— begin —
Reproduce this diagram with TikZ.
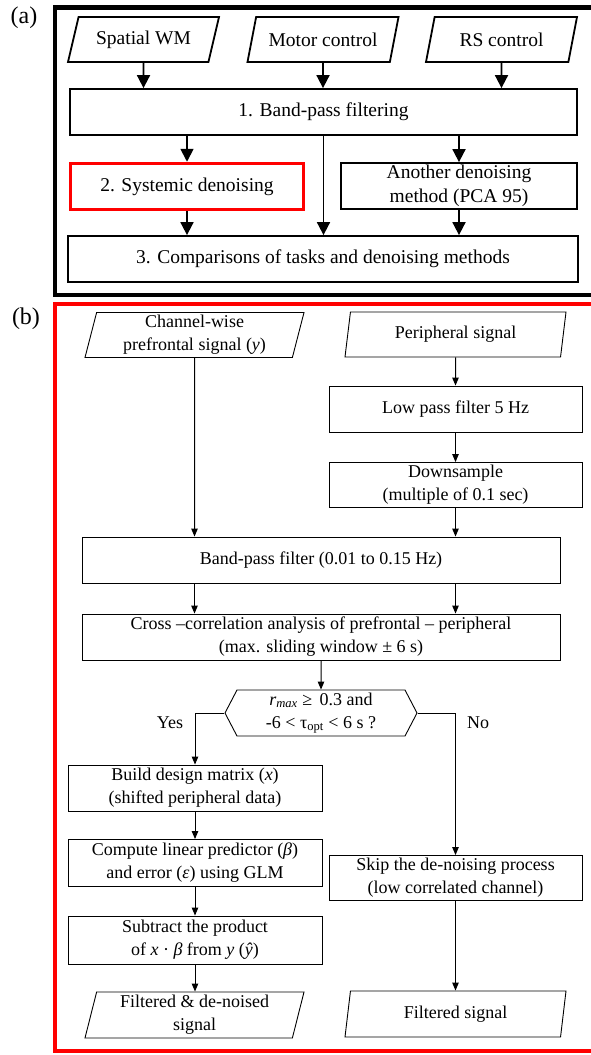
\documentclass[tikz,border=0pt]{standalone}
\usepackage{fontspec}
\setmainfont{Liberation Serif}
\usetikzlibrary{arrows.meta,shapes.geometric,shapes.symbols,calc}

\begin{document}
\begin{tikzpicture}[x=1pt, y=-1pt,
    boxa/.style={draw, line width=1.8pt, minimum height=46pt, inner sep=2pt, align=center, font=\fontsize{19.5}{24}\selectfont},
    ioa/.style={boxa, trapezium, trapezium left angle=64, trapezium right angle=116, trapezium stretches body},
    arra/.style={line width=1.8pt, -{Triangle[width=13pt,length=13pt]}},
    boxb/.style={draw, line width=0.9pt, minimum height=46pt, inner sep=2pt, align=center, font=\fontsize{18}{23}\selectfont},
    iob/.style={boxb, trapezium, trapezium left angle=75, trapezium right angle=105, trapezium stretches body},
    arrb/.style={line width=1pt, -{Triangle[width=6.5pt,length=8pt]}},
    lbl/.style={font=\fontsize{18}{22}\selectfont}]
    \useasboundingbox (0,0) rectangle (591,1055);

    % Part (a)
    \node[font=\fontsize{24}{28}\selectfont] (tagA) at (24,18) {(a)};
    \draw[line width=4.5pt] (597,7.5) -- (55,7.5) -- (55,295) -- (597,295);
    \foreach \n/\x/\t in {swm/143.5/Spatial WM, motor/323/Motor control, rs/501.5/RS control} {
        \node[ioa, minimum width=151pt, minimum height=45pt] (\n) at (\x,39.5) {\t};
    }
    \node[boxa, minimum width=507pt] (bpfA) at (323.5,112) {1. Band-pass filtering};
    \node[boxa, draw=red, line width=3.5pt, minimum width=233pt] (sysd) at (187,186.5) {2. Systemic denoising};
    \node[boxa, minimum width=236pt] (pca) at (459,186) {Another denoising\\method (PCA 95)};
    \node[boxa, minimum width=510pt] (comp) at (323,259) {3. Comparisons of tasks and denoising methods};

    \foreach \n in {swm,motor,rs} {
        \draw[arra] (\n) -- (\n |- bpfA.north);
    }
    \draw[arra] (bpfA.south -| sysd) -- (sysd);
    \draw[arra] (bpfA.south -| pca) -- (pca);
    \draw[arra] (bpfA) -- (bpfA |- comp.north);
    \draw[arra] (sysd) -- (sysd |- comp.north);
    \draw[arra] (pca) -- (pca |- comp.north);

    % Part (b)
    \node[font=\fontsize{24}{28}\selectfont] (tagB) at (26,319) {(b)};
    \draw[red, line width=4.5pt] (597,304) -- (55,304) -- (55,1051) -- (597,1051);
    \node[iob, minimum width=219pt, minimum height=45pt] (chan) at (194.5,335) {Channel-wise\\prefrontal signal (\textit{y})};
    \node[iob, minimum width=221pt, minimum height=45pt] (peri) at (455.5,334.5) {Peripheral signal};
    \node[boxb, minimum width=253pt] (lpf) at (455.5,409) {Low pass filter 5 Hz};
    \node[boxb, minimum width=253pt, minimum height=45pt] (down) at (455.5,485) {Downsample\\(multiple of 0.1 sec)};
    \node[boxb, minimum width=478pt] (bpf) at (321,560) {Band-pass filter (0.01 to 0.15 Hz)};
    \node[boxb, minimum width=478pt] (xcorr) at (321,637) {Cross –correlation analysis of prefrontal – peripheral\\(max. sliding window ± 6 s)};
    \node[boxb, signal, signal to=west and east, signal pointer angle=125, minimum width=192pt] (dec) at (321,713)
        {\textit{r}\textsubscript{\textit{max}} ≥ \,0.3 and\\-6 < τ\textsubscript{opt} < 6 s ?};
    \node[boxb, minimum width=254pt] (build) at (195,788) {Build design matrix (\textit{x})\\(shifted peripheral data)};
    \node[boxb, minimum width=254pt, minimum height=47pt] (glm) at (195,863) {Compute linear predictor (\textit{β})\\and error (\textit{ε}) using GLM};
    \node[boxb, minimum width=254pt, minimum height=48pt] (subtr) at (195,940) {Subtract the product\\of \textit{x} · \textit{β} from \textit{y} (\textit{ŷ})};
    \node[iob, minimum width=219pt] (filt) at (194.5,1015) {Filtered \& de-noised\\signal};
    \node[boxb, minimum width=253pt, minimum height=45pt] (skip) at (455.5,878) {Skip the de-noising process\\(low correlated channel)};
    \node[iob, minimum width=221pt] (fsig) at (455.5,1014) {Filtered signal};
    \node[lbl] (yes) at (170,723) {Yes};
    \node[lbl] (no) at (478,723) {No};

    \draw[arrb] (chan) -- (chan |- bpf.north);
    \draw[arrb] (peri) -- (lpf);
    \draw[arrb] (lpf) -- (down);
    \draw[arrb] (down) -- (down |- bpf.north);
    \draw[arrb] (bpf.south -| chan) -- (xcorr.north -| chan);
    \draw[arrb] (bpf.south -| down) -- (xcorr.north -| down);
    \draw[arrb] (xcorr) -- (dec);
    \draw[arrb] (dec.west) -| (build.north);
    \draw[arrb] (dec.east) -| (skip.north);
    \draw[arrb] (build) -- (glm);
    \draw[arrb] (glm) -- (subtr);
    \draw[arrb] (subtr) -- (subtr |- filt.north);
    \draw[arrb] (skip) -- (fsig);
\end{tikzpicture}
\end{document}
— end —
(STATED TASK) All the lines above are to be given again exactly as they read, with the pictures removed.

(RESPONSE TO THE EXERCISE)
Reproduce this diagram with TikZ.
\documentclass[tikz,border=0pt]{standalone}
\usepackage{fontspec}
\setmainfont{Liberation Serif}
\usetikzlibrary{arrows.meta,shapes.geometric,shapes.symbols,calc}

\begin{document}
\begin{tikzpicture}[x=1pt, y=-1pt,
    boxa/.style={draw, line width=1.8pt, minimum height=46pt, inner sep=2pt, align=center, font=\fontsize{19.5}{24}\selectfont},
    ioa/.style={boxa, trapezium, trapezium left angle=64, trapezium right angle=116, trapezium stretches body},
    arra/.style={line width=1.8pt, -{Triangle[width=13pt,length=13pt]}},
    boxb/.style={draw, line width=0.9pt, minimum height=46pt, inner sep=2pt, align=center, font=\fontsize{18}{23}\selectfont},
    iob/.style={boxb, trapezium, trapezium left angle=75, trapezium right angle=105, trapezium stretches body},
    arrb/.style={line width=1pt, -{Triangle[width=6.5pt,length=8pt]}},
    lbl/.style={font=\fontsize{18}{22}\selectfont}]
    \useasboundingbox (0,0) rectangle (591,1055);

    % Part (a)
    \node[font=\fontsize{24}{28}\selectfont] (tagA) at (24,18) {(a)};
    \draw[line width=4.5pt] (597,7.5) -- (55,7.5) -- (55,295) -- (597,295);
    \foreach \n/\x/\t in {swm/143.5/Spatial WM, motor/323/Motor control, rs/501.5/RS control} {
        \node[ioa, minimum width=151pt, minimum height=45pt] (\n) at (\x,39.5) {\t};
    }
    \node[boxa, minimum width=507pt] (bpfA) at (323.5,112) {1. Band-pass filtering};
    \node[boxa, draw=red, line width=3.5pt, minimum width=233pt] (sysd) at (187,186.5) {2. Systemic denoising};
    \node[boxa, minimum width=236pt] (pca) at (459,186) {Another denoising\\method (PCA 95)};
    \node[boxa, minimum width=510pt] (comp) at (323,259) {3. Comparisons of tasks and denoising methods};

    \foreach \n in {swm,motor,rs} {
        \draw[arra] (\n) -- (\n |- bpfA.north);
    }
    \draw[arra] (bpfA.south -| sysd) -- (sysd);
    \draw[arra] (bpfA.south -| pca) -- (pca);
    \draw[arra] (bpfA) -- (bpfA |- comp.north);
    \draw[arra] (sysd) -- (sysd |- comp.north);
    \draw[arra] (pca) -- (pca |- comp.north);

    % Part (b)
    \node[font=\fontsize{24}{28}\selectfont] (tagB) at (26,319) {(b)};
    \draw[red, line width=4.5pt] (597,304) -- (55,304) -- (55,1051) -- (597,1051);
    \node[iob, minimum width=219pt, minimum height=45pt] (chan) at (194.5,335) {Channel-wise\\prefrontal signal (\textit{y})};
    \node[iob, minimum width=221pt, minimum height=45pt] (peri) at (455.5,334.5) {Peripheral signal};
    \node[boxb, minimum width=253pt] (lpf) at (455.5,409) {Low pass filter 5 Hz};
    \node[boxb, minimum width=253pt, minimum height=45pt] (down) at (455.5,485) {Downsample\\(multiple of 0.1 sec)};
    \node[boxb, minimum width=478pt] (bpf) at (321,560) {Band-pass filter (0.01 to 0.15 Hz)};
    \node[boxb, minimum width=478pt] (xcorr) at (321,637) {Cross –correlation analysis of prefrontal – peripheral\\(max. sliding window ± 6 s)};
    \node[boxb, signal, signal to=west and east, signal pointer angle=125, minimum width=192pt] (dec) at (321,713)
        {\textit{r}\textsubscript{\textit{max}} ≥ \,0.3 and\\-6 < τ\textsubscript{opt} < 6 s ?};
    \node[boxb, minimum width=254pt] (build) at (195,788) {Build design matrix (\textit{x})\\(shifted peripheral data)};
    \node[boxb, minimum width=254pt, minimum height=47pt] (glm) at (195,863) {Compute linear predictor (\textit{β})\\and error (\textit{ε}) using GLM};
    \node[boxb, minimum width=254pt, minimum height=48pt] (subtr) at (195,940) {Subtract the product\\of \textit{x} · \textit{β} from \textit{y} (\textit{ŷ})};
    \node[iob, minimum width=219pt] (filt) at (194.5,1015) {Filtered \& de-noised\\signal};
    \node[boxb, minimum width=253pt, minimum height=45pt] (skip) at (455.5,878) {Skip the de-noising process\\(low correlated channel)};
    \node[iob, minimum width=221pt] (fsig) at (455.5,1014) {Filtered signal};
    \node[lbl] (yes) at (170,723) {Yes};
    \node[lbl] (no) at (478,723) {No};

    \draw[arrb] (chan) -- (chan |- bpf.north);
    \draw[arrb] (peri) -- (lpf);
    \draw[arrb] (lpf) -- (down);
    \draw[arrb] (down) -- (down |- bpf.north);
    \draw[arrb] (bpf.south -| chan) -- (xcorr.north -| chan);
    \draw[arrb] (bpf.south -| down) -- (xcorr.north -| down);
    \draw[arrb] (xcorr) -- (dec);
    \draw[arrb] (dec.west) -| (build.north);
    \draw[arrb] (dec.east) -| (skip.north);
    \draw[arrb] (build) -- (glm);
    \draw[arrb] (glm) -- (subtr);
    \draw[arrb] (subtr) -- (subtr |- filt.north);
    \draw[arrb] (skip) -- (fsig);
\end{tikzpicture}
\end{document}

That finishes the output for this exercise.